Semacam ada kenyamanan tersendiri yang bisa didapat dengan bekerja di rumah. Seperti saya nih, selain bisa disambi mengerjakan pekerjaan rumah tangga, saya bisa menghasilkan ekstra money dengan bekerja dari rumah. Saya sendiri sudah 10 tahun menjalani pekerjaan sebagai seorang freelancer. 


Mendengar kata freelance atau pekerja lepas, hal yang mungkin ada di benak teman-teman  adalah bisa bekerja fleksibel, waktu yang bisa diatur sendiri, atau pendapatan yang tanpa batas. Sebaliknya, ada pula beberapa orang yang beranggapan bahwa bekerja freelance cenderung tidak memiliki prospek, pendapatannya yang kecil, atau kerja tanpa kenal waktu. 

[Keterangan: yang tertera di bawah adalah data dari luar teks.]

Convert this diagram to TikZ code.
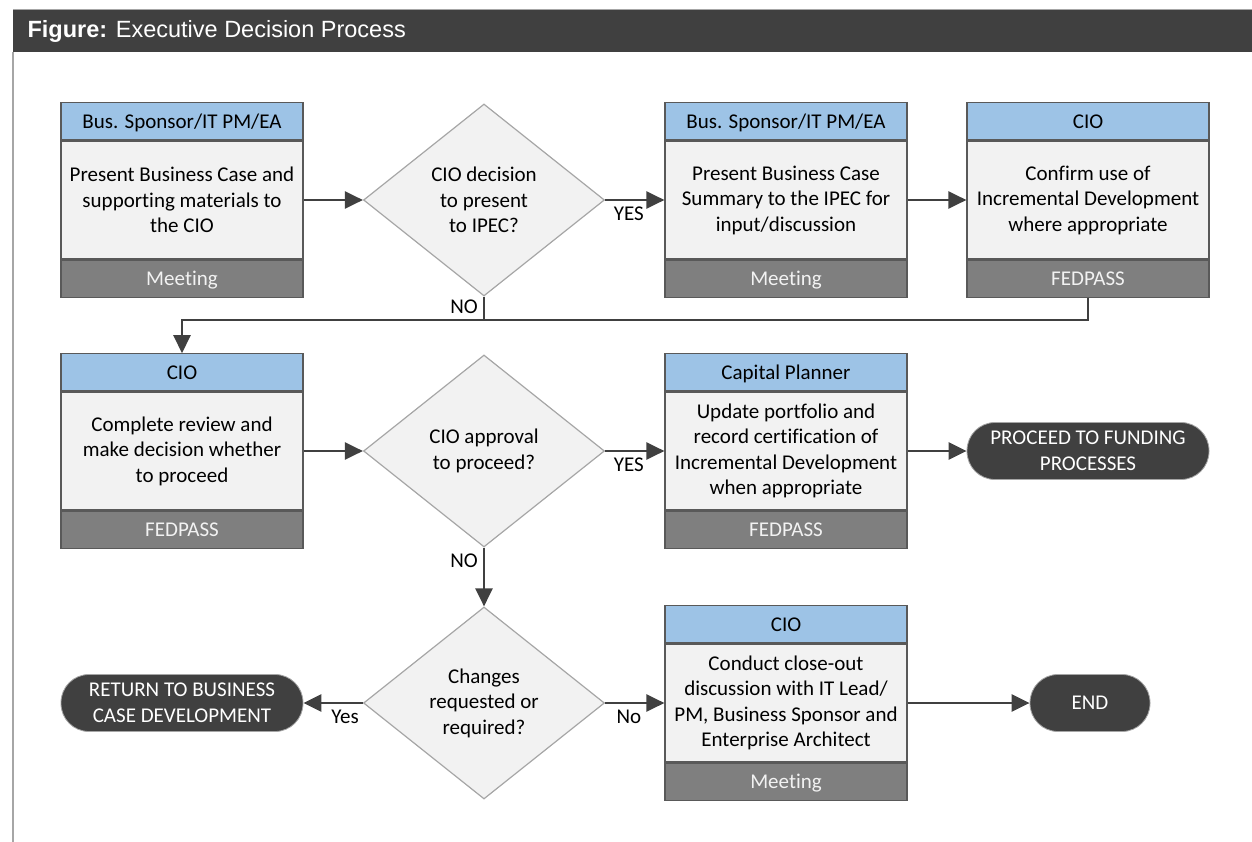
\documentclass[tikz,border=0pt]{standalone}
\usepackage{fontspec}
\setmainfont{Carlito}[Ligatures=NoCommon]
\newfontfamily\headfont{Liberation Sans}
\usetikzlibrary{shapes.geometric,arrows.meta}
\definecolor{darkbar}{HTML}{404040}
\definecolor{rolebar}{HTML}{9DC3E6}
\definecolor{bodyfill}{HTML}{F2F2F2}
\definecolor{footbar}{HTML}{7F7F7F}
\definecolor{edgegray}{HTML}{595959}
\definecolor{rimgray}{HTML}{A6A6A6}

\begin{document}
\begin{tikzpicture}[x=1pt,y=-1pt,
  every node/.style={font=\fontsize{21}{25.5}\selectfont},
  rolebox/.style={draw=edgegray,line width=1.2pt,fill=rolebar,minimum width=242pt,minimum height=37pt,inner sep=0pt,text height=16pt,text depth=2.4pt},
  bodybox/.style={draw=edgegray,line width=1.2pt,fill=bodyfill,minimum width=242pt,minimum height=118pt,inner sep=0pt,align=center},
  footbox/.style={draw=edgegray,line width=1.2pt,fill=footbar,text=bodyfill,minimum width=242pt,minimum height=37pt,inner sep=0pt,text height=16pt,text depth=2.4pt},
  choice/.style={diamond,draw=rimgray,line width=1.2pt,fill=bodyfill,minimum width=241pt,minimum height=192pt,inner sep=0pt,align=center},
  terminal/.style={fill=darkbar,draw=rimgray,line width=0.8pt,text=white,rounded corners=28pt,minimum width=242pt,minimum height=57pt,inner sep=0pt,align=center},
  flow/.style={draw=darkbar,line width=2.5pt,-{Triangle[length=18pt,width=17pt]}},
  tag/.style={inner sep=1pt}]
\useasboundingbox (0,0) rectangle (1252,842);
\fill[darkbar] (13,10) rectangle (1252,52); \draw[rimgray,line width=1pt] (13,10) -- (1252,10);
\draw[rimgray,line width=2pt] (13,52) -- (13,842);
\node[anchor=west,text=white,font=\headfont\fontsize{23.5}{28}\selectfont] (title) at (24,31) {\textbf{Figure:} Executive Decision Process};
\foreach \n/\x/\y/\r/\b/\f in {
  a/182/200/{Bus. Sponsor/IT PM/EA}/{Present Business Case and\\supporting materials to\\the CIO}/Meeting,
  b/786/200/{Bus. Sponsor/IT PM/EA}/{Present Business Case\\Summary to the IPEC for\\input/discussion}/Meeting,
  c/1088/200/CIO/{Confirm use of\\Incremental Development\\where appropriate}/FEDPASS,
  d/182/451/CIO/{Complete review and\\make decision whether\\to proceed}/FEDPASS,
  e/786/451/{Capital Planner}/{Update portfolio and\\record certification of\\Incremental Development\\when appropriate}/FEDPASS,
  f/786/703/CIO/{Conduct close-out\\discussion with IT Lead/\\PM, Business Sponsor and\\Enterprise Architect}/Meeting} {
  \node[bodybox] (\n-b) at (\x,\y) {\b};
  \node[rolebox,anchor=south] (\n-h) at (\n-b.north) {\r};
  \node[footbox,anchor=north] (\n-f) at (\n-b.south) {\f};
};
\node[choice] (q1) at (484,200) {CIO decision\\to present\\to IPEC?};
\node[choice] (q2) at (484,451) {CIO approval\\to proceed?};
\node[choice] (q3) at (484,703) {Changes\\requested or\\required?};
\node[terminal] (fund) at (1088,451) {PROCEED TO FUNDING\\PROCESSES};
\node[terminal] (back) at (182,703) {RETURN TO BUSINESS\\CASE DEVELOPMENT};
\node[terminal,minimum width=120pt] (stop) at (1090,703) {END};
\coordinate (j) at (182,320);
\draw[flow] (a-b.east) -- (q1.west);
\draw[flow] (q1.east) -- (b-b.west) node[tag,pos=0.4,below=5pt] (yes1) {YES};
\draw[flow] (b-b.east) -- (c-b.west);
\draw[draw=darkbar,line width=2.5pt] (q1.south) -- (q1.south |- j) node[tag,pos=0.45,left=4pt] (no1) {NO};
\draw[flow] (c-f.south) |- (j) -- (d-h.north);
\draw[flow] (d-b.east) -- (q2.west);
\draw[flow] (q2.east) -- (e-b.west) node[tag,pos=0.4,below=5pt] (yes2) {YES};
\draw[flow] (e-b.east) -- (fund.west);
\draw[flow] (q2.south) -- (q3.north) node[tag,pos=0.23,left=4pt] (no2) {NO};
\draw[flow] (q3.west) -- (back.east) node[tag,pos=0.3,below=5pt] (yes3) {Yes};
\draw[flow] (q3.east) -- (f-b.west) node[tag,pos=0.4,below=5pt] (no3) {No};
\draw[flow] (f-b.east) -- (stop.west);
\end{tikzpicture}
\end{document}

Tetapi, ternyata nggak banyak yang paham akan pekerjaan seorang "freelancer" sebenarnya. Banyak yang masih berpikir bahwa seorang Freelancer itu sebenarnya adalah seorang pengangguran terselubung. Padahal kenyataannya kan nggak kayak gitu ya. Freelancer juga tetep kerja. Kalo disebutin satu per satu malah banyakan to do list nya freelancer kali dibanding orang-orang yang kerja kantoran. 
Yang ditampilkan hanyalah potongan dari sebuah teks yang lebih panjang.